It's back, that feature where I talk about a few books in quick succession. They're books that didn't spark any sort of deep thoughts, but still worth mentioning anyway.
Cannery Row by John Steinbeck. If you haven't read any of his books other than the two that everyone gets assigned in high school, do yourself a favor and pick this one up. It's very short, and is simply a slice of life in this part of a California town, and the characters that live there. Like a lot of fiction from the 1930s and 1940s, it's rather difficult to describe, as it's so character-driven, and doesn't seem to have a formal "plot." It's worth reading for yourself. Pick it up, you won't be sorry.

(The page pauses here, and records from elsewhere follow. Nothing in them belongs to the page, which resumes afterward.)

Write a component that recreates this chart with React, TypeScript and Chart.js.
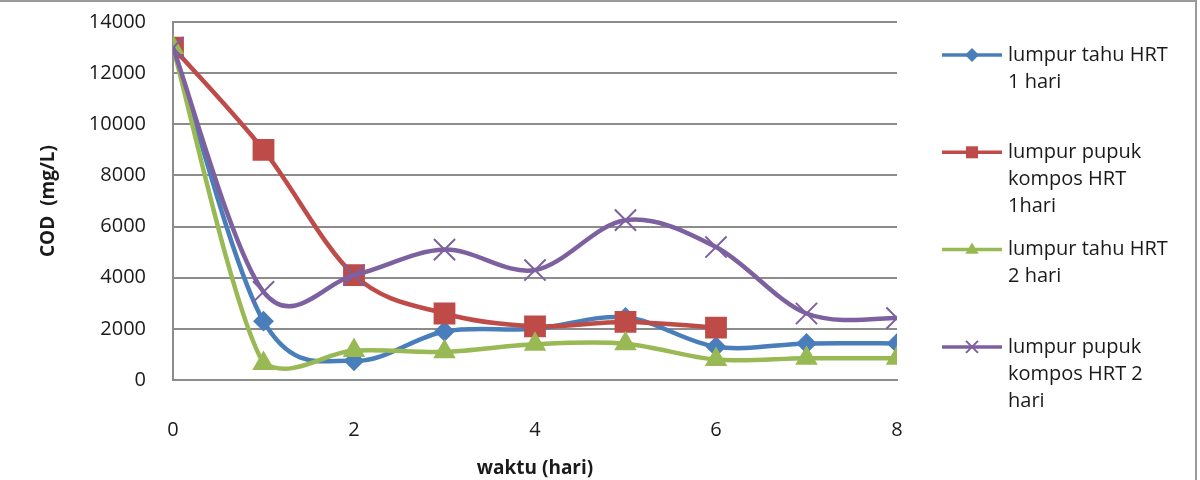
import React, { useEffect, useRef } from 'react';
import { Chart, registerables } from 'chart.js';

Chart.register(...registerables);

// ---- data ----
const days = [0, 1, 2, 3, 4, 5, 6, 7, 8];
const tahuHrt1 = [13000, 2300, 750, 1900, 2000, 2450, 1300, 1430, 1430];
const pupukHrt1 = [13000, 9000, 4100, 2600, 2100, 2270, 2050, null, null];
const tahuHrt2 = [13000, 650, 1150, 1100, 1400, 1420, 800, 850, 850];
const pupukHrt2 = [13000, 3450, 4100, 5100, 4300, 6250, 5200, 2600, 2420];

const seriesNames = [
  'lumpur tahu HRT 1 hari',
  'lumpur pupuk kompos HRT 1hari',
  'lumpur tahu HRT 2 hari',
  'lumpur pupuk kompos HRT 2 hari',
];
const legendLines = [
  ['lumpur tahu HRT', '1 hari'],
  ['lumpur pupuk', 'kompos HRT', '1hari'],
  ['lumpur tahu HRT', '2 hari'],
  ['lumpur pupuk', 'kompos HRT 2', 'hari'],
];
const colors = ['#4A7EBB', '#BE4B48', '#98B954', '#7D60A0'];
const markerStyles = ['rectRot', 'rect', 'triangle', 'crossRot'];
const markerRadius = [9, 14, 11, 15];

const xTitle = 'waktu (hari)';
const yTitle = 'COD  (mg/L)';
const yMax = 14000;
const yStep = 2000;
const xMax = 8;
const xStep = 2;

const FONT = "'Open Sans', 'DejaVu Sans', sans-serif";

function toPoints(vals: (number | null)[]) {
  return days.map((d, i) => ({ x: d, y: vals[i] }));
}

function drawMarker(ctx: CanvasRenderingContext2D, style: string, x: number, y: number, r: number, color: string) {
  ctx.save();
  ctx.fillStyle = color;
  ctx.strokeStyle = color;
  ctx.lineWidth = 2;
  ctx.beginPath();
  if (style === 'rectRot') {
    ctx.moveTo(x, y - r);
    ctx.lineTo(x + r, y);
    ctx.lineTo(x, y + r);
    ctx.lineTo(x - r, y);
    ctx.closePath();
    ctx.fill();
  } else if (style === 'rect') {
    ctx.rect(x - r, y - r, 2 * r, 2 * r);
    ctx.fill();
  } else if (style === 'triangle') {
    ctx.moveTo(x, y - r);
    ctx.lineTo(x + r * 0.95, y + r * 0.6);
    ctx.lineTo(x - r * 0.95, y + r * 0.6);
    ctx.closePath();
    ctx.fill();
  } else {
    ctx.moveTo(x - r, y - r);
    ctx.lineTo(x + r, y + r);
    ctx.moveTo(x + r, y - r);
    ctx.lineTo(x - r, y + r);
    ctx.stroke();
  }
  ctx.restore();
}

// Excel-style smoothing (Catmull-Rom, 1/6 factor) applied to the
// library-computed point positions before the line is drawn.
const smoothPlugin = {
  id: 'excelSmooth',
  beforeDatasetDraw(chart: any, args: any) {
    const meta = args.meta;
    const line = meta.dataset;
    if (!line) return;
    const area = chart.chartArea;
    const pts = meta.data.filter((p: any) => !p.skip);
    const n = pts.length;
    const clampY = (v: number) => Math.min(Math.max(v, area.top), area.bottom);
    for (let i = 0; i < n; i++) {
      const p = pts[i];
      const prev = pts[Math.max(0, i - 1)];
      const next = pts[Math.min(n - 1, i + 1)];
      const dx = (next.x - prev.x) / 6;
      const dy = (next.y - prev.y) / 6;
      p.cp1x = p.x - dx;
      p.cp1y = clampY(p.y - dy);
      p.cp2x = p.x + dx;
      p.cp2y = clampY(p.y + dy);
    }
    line._pointsUpdated = true;
  },
};

const decorPlugin = {
  id: 'decor',
  beforeDraw(chart: any) {
    const ctx = chart.ctx;
    ctx.save();
    ctx.fillStyle = '#ffffff';
    ctx.fillRect(0, 0, chart.width, chart.height);
    ctx.restore();
  },
  afterDraw(chart: any) {
    const ctx: CanvasRenderingContext2D = chart.ctx;
    // frame
    ctx.save();
    ctx.strokeStyle = '#9a9a9a';
    ctx.lineWidth = 2;
    ctx.beginPath();
    ctx.moveTo(0, 1);
    ctx.lineTo(1196, 1);
    ctx.lineTo(1196, 480);
    ctx.stroke();
    ctx.restore();

    // legend
    const lineX0 = 942;
    const lineX1 = 1002;
    const textX = 1008;
    const firstY = 55;
    const step = 97.3;
    const lh = 27;
    const legendR = [7, 6, 7, 6];
    ctx.save();
    ctx.font = `20px ${FONT}`;
    ctx.textBaseline = 'middle';
    ctx.textAlign = 'left';
    legendLines.forEach((lines, i) => {
      const y = firstY + i * step;
      ctx.strokeStyle = colors[i];
      ctx.lineWidth = 3.5;
      ctx.beginPath();
      ctx.moveTo(lineX0, y);
      ctx.lineTo(lineX1, y);
      ctx.stroke();
      drawMarker(ctx, markerStyles[i], (lineX0 + lineX1) / 2, y, legendR[i], colors[i]);
      ctx.fillStyle = '#1a1a1a';
      lines.forEach((t, j) => ctx.fillText(t, textX, y + j * lh));
    });
    ctx.restore();
  },
};

export default function App() {
  const ref = useRef<HTMLCanvasElement>(null);

  useEffect(() => {
    if (!ref.current) return;
    const seriesValues = [tahuHrt1, pupukHrt1, tahuHrt2, pupukHrt2];
    const chart = new Chart(ref.current, {
      type: 'line',
      data: {
        datasets: seriesValues.map((vals, i) => ({
          label: seriesNames[i],
          data: toPoints(vals),
          borderColor: colors[i],
          backgroundColor: colors[i],
          pointBackgroundColor: colors[i],
          pointBorderColor: colors[i],
          pointStyle: markerStyles[i] as any,
          pointRadius: markerRadius[i],
          pointBorderWidth: 2,
          borderWidth: 4.5,
          tension: 0.5,
          fill: false,
          order: 4 - i,
        })),
      },
      plugins: [smoothPlugin, decorPlugin],
      options: {
        responsive: false,
        animation: false,
        parsing: true,
        layout: { padding: { top: 22, right: 303, bottom: 0, left: 0 } },
        plugins: {
          legend: { display: false },
          tooltip: { enabled: false },
        },
        scales: {
          x: {
            type: 'linear',
            min: 0,
            max: xMax,
            ticks: {
              stepSize: xStep,
              padding: 30,
              color: '#1a1a1a',
              font: { family: FONT, size: 20 },
              maxRotation: 0,
            },
            grid: { display: false },
            border: { display: true, color: '#8c8c8c', width: 2 },
            title: {
              display: true,
              text: xTitle,
              color: '#1a1a1a',
              font: { family: FONT, size: 19, weight: 'bold' },
              padding: { top: 3, bottom: 0 },
            },
            afterFit: (s: any) => {
              s.height = 100;
              s.paddingLeft = 0;
              s.paddingRight = 0;
            },
          },
          y: {
            type: 'linear',
            min: 0,
            max: yMax,
            ticks: {
              stepSize: yStep,
              padding: 27,
              color: '#1a1a1a',
              font: { family: FONT, size: 20 },
              callback: (v: any) => String(v),
            },
            grid: { color: '#8c8c8c', lineWidth: 2, drawTicks: false },
            border: { display: true, color: '#8c8c8c', width: 2 },
            title: {
              display: true,
              text: yTitle,
              color: '#1a1a1a',
              font: { family: FONT, size: 19, weight: 'bold' },
              padding: { top: 37, bottom: 0 },
            },
            afterFit: (s: any) => {
              s.width = 173;
              s.paddingTop = 0;
              s.paddingBottom = 0;
            },
          },
        },
      },
    });
    return () => chart.destroy();
  }, []);

  return (
    <div style={{ position: 'fixed', left: 0, top: 0, width: 1200, height: 480, background: '#fff' }}>
      <canvas ref={ref} width={1200} height={480} style={{ display: 'block' }} />
    </div>
  );
}
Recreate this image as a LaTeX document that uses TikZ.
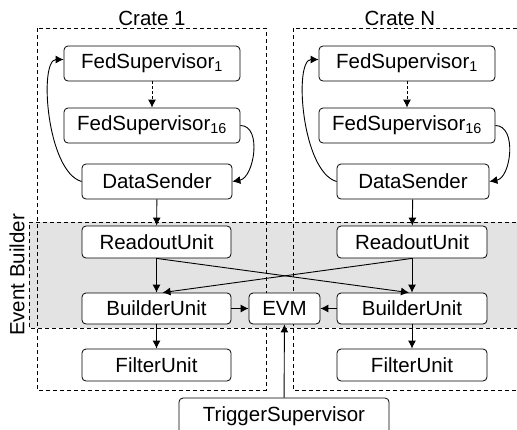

Faith, by Jennifer Haigh. Having discovered her through a remaindered hard copy of "The Condition" last year, I was pleased that she came out with a new book so quickly. This family drama coincides with the international scandal of priests molesting children. When the narrator's brother is accused, she and her other brother have to choose sides. Since you get several perspecitves, it also provides an interesting look at the life of a modern-day priest. It's definitely up to her usual standard. I wish I could recall more detail, but I do recall liking it.
The Bride's House by Sandra Dallas. I enjoy Sandra Dallas, but honestly, her books tend to be similar. Though one thing I do appreciate about her is that she can resist the "too spunky for her time" trope on occasion. The first inhabitant of the Bride's House, Nealie Bent, has no higher aspirations than to escape her abusive father, marry a rich man and settle down in the Bride's House, the fanciest place in her new community. It doesn't go quite as planned, though, and her daughter is actually forced into Too Spunky mode, on a short leash as her father's accountant when she'd prefer to marry. By the time we meet Nealie's granddaughter, she doesn't need to be Too Spunky. I loathed the ending of this book, because it just seemed dumb, but for the most part, it was a nice quick read.